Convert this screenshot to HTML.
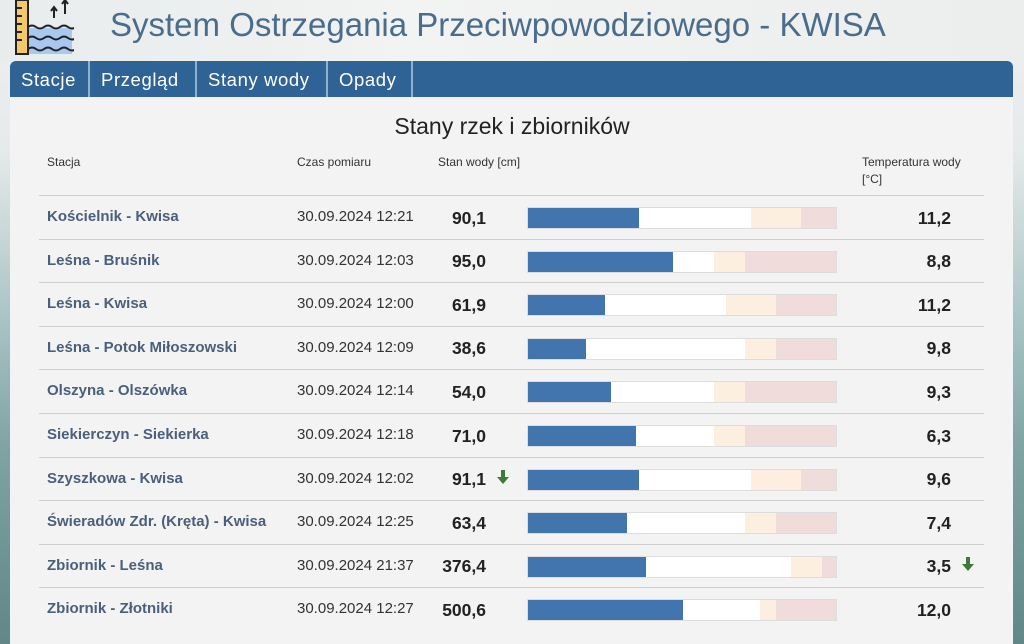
<!DOCTYPE html>
<html><head><meta charset="utf-8"><style>
*{margin:0;padding:0;box-sizing:border-box}
body{width:1024px;height:644px;overflow:hidden;position:relative;font-family:"Liberation Sans",sans-serif;
background:linear-gradient(to bottom,#eef0f0 0px,#e6eaea 150px,#a9c3c3 320px,#7fa3a2 450px,#5f8886 644px);}
.hdr{position:absolute;left:0;top:0;width:1024px;height:62px;background:linear-gradient(to right,#e8ecec,#f2f3f3 40%,#eceeee)}
.title{position:absolute;left:110px;top:6px;font-size:33px;color:#4a6d8c;white-space:nowrap}
.nav{position:absolute;left:10px;top:61px;width:1003px;height:36px;background:#2f6396;border-radius:6px 6px 0 0}
.nav span{position:absolute;top:0;height:36px;line-height:37px;color:#fff;font-size:18.5px;letter-spacing:0.6px;border-right:2px solid #8fb0cf;padding:0 11px}
.panel{position:absolute;left:10px;top:97px;width:1003px;height:547px;background:#f3f3f3}
.h2{position:absolute;left:0;width:1024px;top:113px;text-align:center;font-size:23px;color:#222}
.th{position:absolute;font-size:12px;color:#333;line-height:17px}
.sep{position:absolute;left:39px;width:945px;height:1px;background:#cfcfcf}
.st{position:absolute;left:47px;font-size:15px;font-weight:bold;color:#4a5f7a}
.tm{position:absolute;left:297px;font-size:15px;color:#333}
.v{position:absolute;width:100px;left:386px;text-align:right;font-size:17.5px;font-weight:bold;color:#222}
.t{position:absolute;width:100px;left:851px;text-align:right;font-size:17.5px;font-weight:bold;color:#222}
.bar{position:absolute;left:527px;width:310px;height:22px;background:#f1dcdc;border:1px solid #ddd}
.bar div{position:absolute;top:0;height:100%}
.ar{position:absolute}
</style></head><body>
<div class="hdr"></div>
<svg style="position:absolute;left:14px;top:0" width="60" height="56">
<rect x="2" y="0" width="12" height="54" fill="#f3c86a" stroke="#222" stroke-width="2"/>
<rect x="14" y="28" width="44" height="26" fill="#a8c8f0"/>
<g stroke="#222" stroke-width="2" fill="none">
<path d="M14 0V54M2 8h6M2 16h6M2 24h6M2 32h6M2 40h6"/>
<path d="M14 27q4-3 8 0t8 0t8 0t8 0t8 0t8 0"/>
<path d="M14 38q4-3 8 0t8 0t8 0t8 0t8 0t8 0"/>
<path d="M14 49q4-3 8 0t8 0t8 0t8 0t8 0t8 0"/>
<path d="M40 18V8M37 11l3-4 3 4M51 14V1M48 4l3-4 3 4"/></g></svg>
<div class="title">System Ostrzegania Przeciwpowodziowego - KWISA</div>
<div class="panel"></div>
<div class="nav">
<span style="left:0;width:80px">Stacje</span>
<span style="left:80px;width:107px">Przegląd</span>
<span style="left:187px;width:131px">Stany wody</span>
<span style="left:318px;width:85px">Opady</span>
</div>
<div class="h2">Stany rzek i zbiorników</div>
<div class="th" style="left:47px;top:154px">Stacja</div>
<div class="th" style="left:297px;top:154px">Czas pomiaru</div>
<div class="th" style="left:438px;top:154px">Stan wody [cm]</div>
<div class="th" style="left:862px;top:154px">Temperatura wody<br>[°C]</div>
<div id="rows"></div>
<script>
var d=[["Kościelnik - Kwisa","30.09.2024 12:21","90,1","11,2",638,750,800,0,0],
["Leśna - Bruśnik","30.09.2024 12:03","95,0","8,8",672,713,744,0,0],
["Leśna - Kwisa","30.09.2024 12:00","61,9","11,2",604,725,775,0,0],
["Leśna - Potok Miłoszowski","30.09.2024 12:09","38,6","9,8",585,744,775,0,0],
["Olszyna - Olszówka","30.09.2024 12:14","54,0","9,3",610,713,744,0,0],
["Siekierczyn - Siekierka","30.09.2024 12:18","71,0","6,3",635,713,744,0,0],
["Szyszkowa - Kwisa","30.09.2024 12:02","91,1","9,6",638,750,800,1,0],
["Świeradów Zdr. (Kręta) - Kwisa","30.09.2024 12:25","63,4","7,4",626,744,775,0,0],
["Zbiornik - Leśna","30.09.2024 21:37","376,4","3,5",645,790,821,0,1],
["Zbiornik - Złotniki","30.09.2024 12:27","500,6","12,0",682,759,775,0,0]];
var arrow='<svg width="12" height="14"><path d="M4 0h4v7h4l-6 7l-6-7h4z" fill="#3d7a3a"/></svg>';
var h="";
for(var i=0;i<10;i++){var r=d[i],y=195+i*43.6;
h+='<div class="sep" style="top:'+y.toFixed(0)+'px"></div>';
var ty=y+13;
h+='<div class="st" style="top:'+(ty)+'px">'+r[0]+'</div>';
h+='<div class="tm" style="top:'+(ty)+'px">'+r[1]+'</div>';
h+='<div class="v" style="top:'+(ty-0.5)+'px">'+r[2]+'</div>';
h+='<div class="t" style="top:'+(ty-0.5)+'px">'+r[3]+'</div>';
h+='<div class="bar" style="top:'+(y+12)+'px"><div style="left:0;width:'+(r[4]-527)+'px;background:#4274ad"></div><div style="left:'+(r[4]-527)+'px;width:'+(r[5]-r[4])+'px;background:#fff"></div><div style="left:'+(r[5]-527)+'px;width:'+(r[6]-r[5])+'px;background:#fcefdf"></div></div>';
if(r[7])h+='<div class="ar" style="left:497px;top:'+(ty)+'px">'+arrow+'</div>';
if(r[8])h+='<div class="ar" style="left:962px;top:'+(ty)+'px">'+arrow+'</div>';
}
document.getElementById("rows").innerHTML=h;
</script>
</body></html>
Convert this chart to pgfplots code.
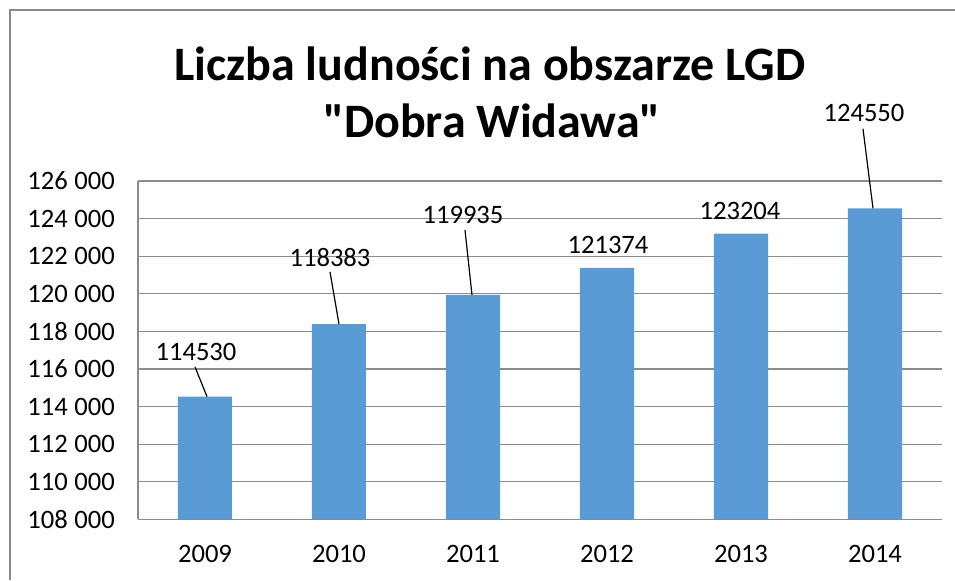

#####

Problem to solve —
Copy out the data above exactly, except the pictures.

Answer in full —
Convert this screenshot to HTML.
<!DOCTYPE html>
<html><head><meta charset="utf-8"><style>
*{margin:0;padding:0;box-sizing:border-box}
body{width:1024px;height:644px;overflow:hidden;position:relative;font-family:"Liberation Sans",sans-serif;
background:linear-gradient(to bottom,#eef0f0 0px,#e6eaea 150px,#a9c3c3 320px,#7fa3a2 450px,#5f8886 644px);}
.hdr{position:absolute;left:0;top:0;width:1024px;height:62px;background:linear-gradient(to right,#e8ecec,#f2f3f3 40%,#eceeee)}
.title{position:absolute;left:110px;top:6px;font-size:33px;color:#4a6d8c;white-space:nowrap}
.nav{position:absolute;left:10px;top:61px;width:1003px;height:36px;background:#2f6396;border-radius:6px 6px 0 0}
.nav span{position:absolute;top:0;height:36px;line-height:37px;color:#fff;font-size:18.5px;letter-spacing:0.6px;border-right:2px solid #8fb0cf;padding:0 11px}
.panel{position:absolute;left:10px;top:97px;width:1003px;height:547px;background:#f3f3f3}
.h2{position:absolute;left:0;width:1024px;top:113px;text-align:center;font-size:23px;color:#222}
.th{position:absolute;font-size:12px;color:#333;line-height:17px}
.sep{position:absolute;left:39px;width:945px;height:1px;background:#cfcfcf}
.st{position:absolute;left:47px;font-size:15px;font-weight:bold;color:#4a5f7a}
.tm{position:absolute;left:297px;font-size:15px;color:#333}
.v{position:absolute;width:100px;left:386px;text-align:right;font-size:17.5px;font-weight:bold;color:#222}
.t{position:absolute;width:100px;left:851px;text-align:right;font-size:17.5px;font-weight:bold;color:#222}
.bar{position:absolute;left:527px;width:310px;height:22px;background:#f1dcdc;border:1px solid #ddd}
.bar div{position:absolute;top:0;height:100%}
.ar{position:absolute}
</style></head><body>
<div class="hdr"></div>
<svg style="position:absolute;left:14px;top:0" width="60" height="56">
<rect x="2" y="0" width="12" height="54" fill="#f3c86a" stroke="#222" stroke-width="2"/>
<rect x="14" y="28" width="44" height="26" fill="#a8c8f0"/>
<g stroke="#222" stroke-width="2" fill="none">
<path d="M14 0V54M2 8h6M2 16h6M2 24h6M2 32h6M2 40h6"/>
<path d="M14 27q4-3 8 0t8 0t8 0t8 0t8 0t8 0"/>
<path d="M14 38q4-3 8 0t8 0t8 0t8 0t8 0t8 0"/>
<path d="M14 49q4-3 8 0t8 0t8 0t8 0t8 0t8 0"/>
<path d="M40 18V8M37 11l3-4 3 4M51 14V1M48 4l3-4 3 4"/></g></svg>
<div class="title">System Ostrzegania Przeciwpowodziowego - KWISA</div>
<div class="panel"></div>
<div class="nav">
<span style="left:0;width:80px">Stacje</span>
<span style="left:80px;width:107px">Przegląd</span>
<span style="left:187px;width:131px">Stany wody</span>
<span style="left:318px;width:85px">Opady</span>
</div>
<div class="h2">Stany rzek i zbiorników</div>
<div class="th" style="left:47px;top:154px">Stacja</div>
<div class="th" style="left:297px;top:154px">Czas pomiaru</div>
<div class="th" style="left:438px;top:154px">Stan wody [cm]</div>
<div class="th" style="left:862px;top:154px">Temperatura wody<br>[°C]</div>
<div id="rows"></div>
<script>
var d=[["Kościelnik - Kwisa","30.09.2024 12:21","90,1","11,2",638,750,800,0,0],
["Leśna - Bruśnik","30.09.2024 12:03","95,0","8,8",672,713,744,0,0],
["Leśna - Kwisa","30.09.2024 12:00","61,9","11,2",604,725,775,0,0],
["Leśna - Potok Miłoszowski","30.09.2024 12:09","38,6","9,8",585,744,775,0,0],
["Olszyna - Olszówka","30.09.2024 12:14","54,0","9,3",610,713,744,0,0],
["Siekierczyn - Siekierka","30.09.2024 12:18","71,0","6,3",635,713,744,0,0],
["Szyszkowa - Kwisa","30.09.2024 12:02","91,1","9,6",638,750,800,1,0],
["Świeradów Zdr. (Kręta) - Kwisa","30.09.2024 12:25","63,4","7,4",626,744,775,0,0],
["Zbiornik - Leśna","30.09.2024 21:37","376,4","3,5",645,790,821,0,1],
["Zbiornik - Złotniki","30.09.2024 12:27","500,6","12,0",682,759,775,0,0]];
var arrow='<svg width="12" height="14"><path d="M4 0h4v7h4l-6 7l-6-7h4z" fill="#3d7a3a"/></svg>';
var h="";
for(var i=0;i<10;i++){var r=d[i],y=195+i*43.6;
h+='<div class="sep" style="top:'+y.toFixed(0)+'px"></div>';
var ty=y+13;
h+='<div class="st" style="top:'+(ty)+'px">'+r[0]+'</div>';
h+='<div class="tm" style="top:'+(ty)+'px">'+r[1]+'</div>';
h+='<div class="v" style="top:'+(ty-0.5)+'px">'+r[2]+'</div>';
h+='<div class="t" style="top:'+(ty-0.5)+'px">'+r[3]+'</div>';
h+='<div class="bar" style="top:'+(y+12)+'px"><div style="left:0;width:'+(r[4]-527)+'px;background:#4274ad"></div><div style="left:'+(r[4]-527)+'px;width:'+(r[5]-r[4])+'px;background:#fff"></div><div style="left:'+(r[5]-527)+'px;width:'+(r[6]-r[5])+'px;background:#fcefdf"></div></div>';
if(r[7])h+='<div class="ar" style="left:497px;top:'+(ty)+'px">'+arrow+'</div>';
if(r[8])h+='<div class="ar" style="left:962px;top:'+(ty)+'px">'+arrow+'</div>';
}
document.getElementById("rows").innerHTML=h;
</script>
</body></html>
Convert this chart to pgfplots code.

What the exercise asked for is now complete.